Lin Xing a appris que dans de nombreuses circonstances, les « shippers » tissent des liens émotionnels les uns avec les autres dans le monde des fanfictions qu’ils créent.
« Les ‘shippers’ sont très créatifs. Ils écrivent des fanfictions, ils dessinent, ils montent des vidéos et communiquent en ligne avec des fans qui partagent les mêmes idées. Certains de ces créateurs sont très talentueux et produisent un travail d’assez grande qualité. Ils aiment les fandoms où ils peuvent discuter librement, échanger leurs pensées, créer et partager leur travail. Donc, en réalité, les fans s’apprécient les uns et les autres et aiment le contenu créatif qu’ils produisent », complète Lin Xing.
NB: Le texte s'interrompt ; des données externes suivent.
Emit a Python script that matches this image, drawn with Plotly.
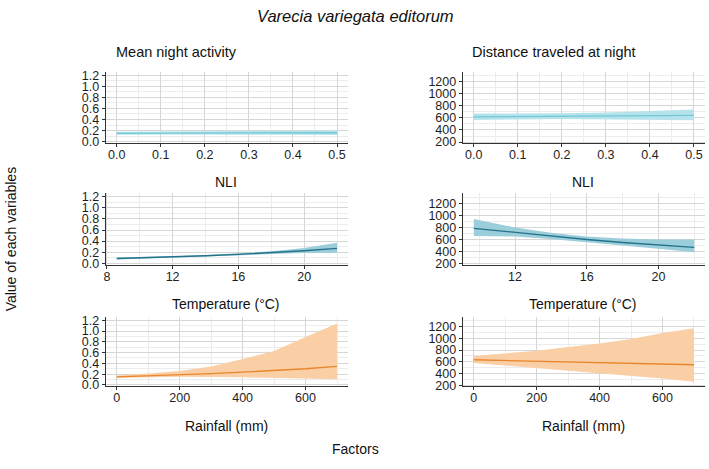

À l’instar d’autres sociétés d’Asie de l’Est au rythme effréné, Lin Xing souligne que les relations intimes, qui constituent une « exigence forte » et de plus en plus rare, provoquent une angoisse à l’origine de la culture du « shipping » en Chine. « Les relations intimes sont une chose qui manque à tout le monde, dont tout le monde a besoin, mais que tout le monde ne peut pas avoir », résume Lin Xing.
« J’ai pratiqué le ‘shipping’ et je sais que ce ne sont peut-être pas de vrais couples, mais ces idylles virtuelles et sucrées me réconfortent temporairement et me font oublier ma réalité sombre et sans amour. Essentiellement, c’est parce qu’au fond de mon cœur je crois encore à l’amour, que j’ai faim de ces douces histoires », confie Qing Cheng, 24 ans, qui a déjà inventé six couples fictionnels.
« C’est un peu comme agiter une carotte devant un âne. Notre vie a besoin de quelque chose de doux pour nous aider à traverser toutes les épreuves. Peu importe que cette douceur provienne du miel naturel, du sucre de canne transformé ou d’édulcorants artificiels », conclue Qing Cheng pour Vision Chine.